If true that Facebook routinely suppressed conservative news in its "trending news" section as alleged in a report earlier this month, could it be possible that the social media giant also excluded faith groups in the news selection process, even inadvertently?
The question was raised by some Catholic leaders after several former Facebook employees reportedly admitted that they had been given the freedom to "blacklist" topics that they personally did not want to appear in the 'trending news" section, the Catholic News Agency (CNA) reports.
It was earlier thought that the section contained news selected on the basis of interest shown by Facebook users.
The former Facebook news curators even reportedly revealed that they were sometimes instructed by their superiors to insert stories into the "trending" section that had not earned enough attention to be a trending topic.
Ashley McGuire, a Senior Fellow with The Catholic Association, said if true, the allegation that Facebook censored conservative as well as religious content is worrisome, noting that people's religious beliefs often inform their political views.
"Seeing as faith certainly informs the political views of many, Facebook's censorship will have religious implications for sure," she told CNA.
She said since the alleged Facebook censorship targeted conservative news, it might have also targeted religious news. This is because the Republican Party in the U.S. enjoys huge support from the religious bloc as attested in a recent Gallup poll. That study showed that 50 percent of GOP supporters identify themselves as highly religious, which is above the national average of 40 percent.
"Imagine all the Christians whose faith informs their pro-life views, for example, and their passion for the issue," McQuire said. "Have those voices been deleted or pushed out of sight?"
"Religion plays an important role in politics, and in censoring half of Americans, Facebook is also in a sense, censoring out the religious beliefs that inform their politics," she said.

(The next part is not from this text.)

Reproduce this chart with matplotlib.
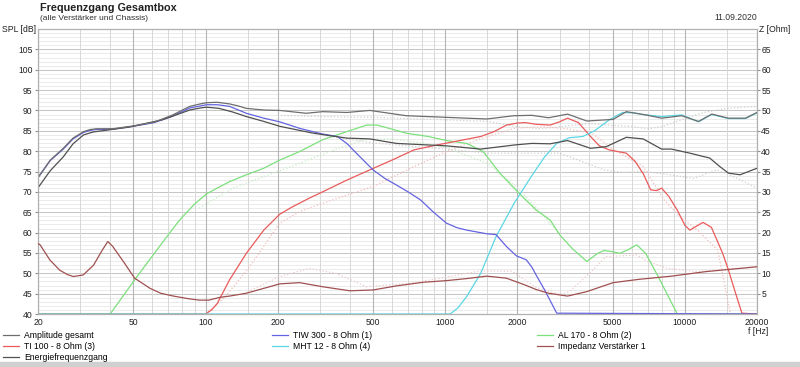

The severity of the controversy was shown when the U.S. Senate Commerce Committee sent a letter to Facebook CEO Mark Zuckerberg, demanding answers to their questions about the site's news selection process.
Zuckerberg and other Facebook officials scrambled to deal with the issue, with Zuckerburg announcing that he would be meeting with conservative politicians and leaders to listen to their questions and concerns.
The company announced last week that an internal probe of its website's news selection process could not prove the alleged liberal bias.
Nevertheless, it vowed to make changes to the way trending topics are selected, including the elimination of a top-10 list of approved websites, more training and clearer guidelines to help human editors avoid ideological or political bias, and more robust review procedures.